In a stunning event at London’s Stationers Hall, Professor Maureen Baker, the new Chair of Council of the Royal College of General Practitioners announced that a study into how patients react to diagnosis of Chronic Kidney Disease has won the prestigious Research Paper of the Year Award from the Royal College of General Practitioners (RCGP)and sponsors Primary Care Professionals.
The Award gives recognition to an individual or group of researchers who have undertaken and published an exceptional piece of research relating to general practice or primary care.
From a strong field of six award winners, the judges chose researchers from the University of Manchester’s Institute of Population Health and colleagues from the Universities of Keele and Southampton for their exploration of the link between patients’ awareness of their condition and how they became involved in their own care.
The paper ‘Non-disclosure of chronic kidney disease (CKD) in primary care and the limits of instrumental rationality in chronic illness self-management’ was published in the journal Science Direct in 2015.
First author of the paper Dr Gavin Daker-White and his colleagues interviewed 26 CKD patients who had been recruited to a medical trial on how they described themselves in terms of their participation and involvement in consultations, focusing on important components of disease disclosure by GPs.
The paper’s findings also looked at how CKD diagnosis was relayed to patients in a way to meet requirements for the Quality and Outcomes Framework (QOF).

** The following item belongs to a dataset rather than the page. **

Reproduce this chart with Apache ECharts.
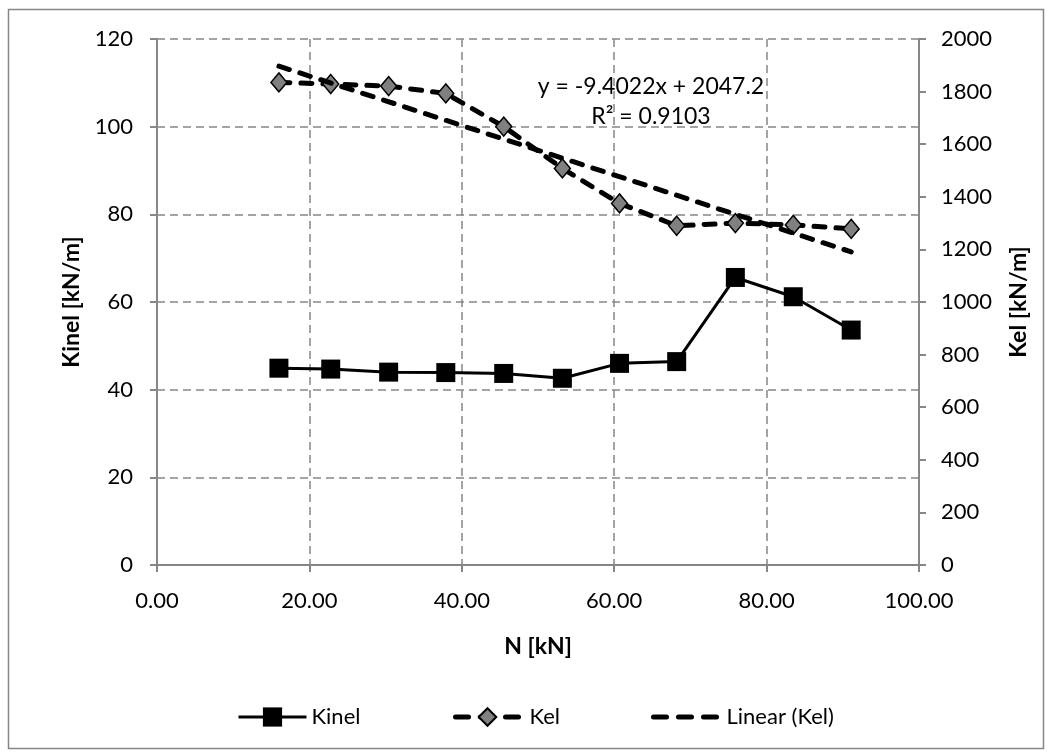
<!DOCTYPE html>
<html>
<head>
<meta charset="utf-8">
<script src="https://cdn.jsdelivr.net/npm/echarts@6/dist/echarts.min.js"></script>
<style>
html, body { margin: 0; padding: 0; background: #fff; }
#chart { width: 1047px; height: 753px; }
</style>
</head>
<body>
<div id="chart"></div>
<script>
// Axial load N [kN] for each measurement step
const loadN = [16.0, 22.8, 30.4, 37.9, 45.5, 53.2, 60.7, 68.2, 75.9, 83.5, 91.1];
// Inelastic stiffness Kinel [kN/m] (left axis)
const kinel = [44.9, 44.7, 44.0, 43.9, 43.7, 42.6, 46.0, 46.4, 65.6, 61.2, 53.6];
// Elastic stiffness Kel [kN/m] (right axis)
const kel = [1835, 1829, 1821, 1793, 1667, 1508, 1375, 1290, 1300, 1293, 1278];
// Least-squares fit of Kel over N
const fitSlope = -9.4022;
const fitIntercept = 2047.2;
const fitR2 = 0.9103;
// Axis ranges: [min, max, step]
const xRange = [0, 100, 20];
const leftRange = [0, 120, 20];
const rightRange = [0, 2000, 200];

const FONT = 'Lato';
const AXIS_GREY = '#868686';
const DASH = [11, 11];
const LEGEND_DASH = [13, 12];

const kinelPoints = loadN.map((n, i) => [n, kinel[i]]);
const kelPoints = loadN.map((n, i) => [n, kel[i]]);
const nMin = Math.min(...loadN);
const nMax = Math.max(...loadN);
const fitPoints = [nMin, nMax].map(n => [n, fitSlope * n + fitIntercept]);

const chart = echarts.init(document.getElementById('chart'), null, { renderer: 'canvas' });

const axisCommon = {
  axisLine: { show: true, onZero: false, lineStyle: { color: AXIS_GREY, width: 2 } },
  axisTick: { show: true, inside: false, length: 7, lineStyle: { color: AXIS_GREY, width: 2 } },
  axisLabel: { color: '#000', fontFamily: FONT, fontSize: 22 },
  nameTextStyle: { color: '#000', fontFamily: FONT, fontSize: 23, fontWeight: 'bold' }
};

const legendText = { color: '#000', fontFamily: FONT, fontSize: 22 };
const legendCommon = {
  orient: 'horizontal',
  top: 701,
  itemHeight: 24,
  selectedMode: false,
  textStyle: legendText
};

const plainNumber = v => String(v);

chart.setOption({
  animation: false,
  backgroundColor: '#fff',
  grid: { left: 157, right: 128, top: 39, bottom: 188, containLabel: false },
  graphic: [
    {
      type: 'rect', left: 6, top: 7, silent: true,
      shape: { width: 1035, height: 739 },
      style: { fill: 'none', stroke: AXIS_GREY, lineWidth: 1.5 }
    },
    {
      type: 'text', x: 651, y: 87, silent: true, z: 100,
      style: {
        text: 'y = ' + fitSlope.toFixed(4) + 'x + ' + fitIntercept.toFixed(1),
        fill: '#000', font: '23px ' + FONT, align: 'center', verticalAlign: 'middle'
      }
    },
    {
      type: 'text', x: 651, y: 117, silent: true, z: 100,
      style: {
        text: 'R² = ' + fitR2.toFixed(4),
        fill: '#000', font: '23px ' + FONT, align: 'center', verticalAlign: 'middle'
      }
    }
  ],
  legend: [
    Object.assign({}, legendCommon, {
      left: 232, itemWidth: 68, data: ['Kinel'],
      lineStyle: { width: 3 }
    }),
    Object.assign({}, legendCommon, {
      left: 448, itemWidth: 64, itemHeight: 22, data: ['Kel'],
      textStyle: Object.assign({}, legendText, { padding: [0, 0, 0, 5] }),
      lineStyle: { width: 5, type: LEGEND_DASH, cap: 'round' }
    }),
    Object.assign({}, legendCommon, {
      left: 646, itemWidth: 64,
      textStyle: Object.assign({}, legendText, { padding: [0, 0, 0, 4] }),
      lineStyle: { width: 5, type: LEGEND_DASH, cap: 'round' },
      data: [{ name: 'Linear (Kel)', itemStyle: { color: 'rgba(0,0,0,0)', borderWidth: 0 } }]
    })
  ],
  xAxis: Object.assign({}, axisCommon, {
    type: 'value',
    min: xRange[0], max: xRange[1], interval: xRange[2],
    name: 'N [kN]', nameLocation: 'middle', nameGap: 70,
    axisLabel: Object.assign({}, axisCommon.axisLabel, {
      margin: 25,
      formatter: v => v.toFixed(2)
    }),
    splitLine: { show: true, lineStyle: { color: AXIS_GREY, width: 1.5, type: [8, 5] } }
  }),
  yAxis: [
    Object.assign({}, axisCommon, {
      type: 'value', position: 'left',
      min: leftRange[0], max: leftRange[1], interval: leftRange[2],
      name: 'Kinel [kN/m]', nameLocation: 'middle', nameGap: 74, nameRotate: 90,
      axisLabel: Object.assign({}, axisCommon.axisLabel, { margin: 24, formatter: plainNumber }),
      splitLine: { show: true, lineStyle: { color: AXIS_GREY, width: 1.5, type: [8, 5] } }
    }),
    Object.assign({}, axisCommon, {
      type: 'value', position: 'right',
      min: rightRange[0], max: rightRange[1], interval: rightRange[2],
      name: 'Kel [kN/m]', nameLocation: 'middle', nameGap: 88, nameRotate: 90,
      axisLabel: Object.assign({}, axisCommon.axisLabel, { margin: 22, formatter: plainNumber }),
      splitLine: { show: false }
    })
  ],
  series: [
    {
      name: 'Kinel', type: 'line', yAxisIndex: 0, z: 3,
      data: kinelPoints,
      symbol: 'rect', symbolSize: 19,
      itemStyle: { color: '#000' },
      lineStyle: { color: '#000', width: 3 }
    },
    {
      name: 'Kel', type: 'line', yAxisIndex: 1, z: 4,
      data: kelPoints,
      symbol: 'diamond', symbolSize: [16, 19],
      itemStyle: { color: '#808080', borderColor: '#000', borderWidth: 1.5 },
      lineStyle: { color: '#000', width: 5, type: DASH, cap: 'round' }
    },
    {
      name: 'Linear (Kel)', type: 'line', yAxisIndex: 1, z: 5,
      data: fitPoints,
      symbol: 'none',
      itemStyle: { color: '#000' },
      lineStyle: { color: '#000', width: 5, type: DASH, cap: 'round' }
    }
  ]
});
</script>
</body>
</html>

Dr Dakar-White said: “It is important to give information about a diagnosis of ‘early CKD’ in a way that makes sense to the patient and in the context of their other illnesses and social circumstances. However, if a patient is told that early stage CKD is ‘nothing to worry about’ then why would they adapt their diet, exercise and other lifestyle factors in pursuance of cardiovascular health?”
The RCGP recently ran the Kidney Care Clinical Priority programme, established to support both GPs and patients by providing up to date information and guidance. The programme confirmed that informing and empowering patients in primary care can have a real impact on the long term management of kidney disease.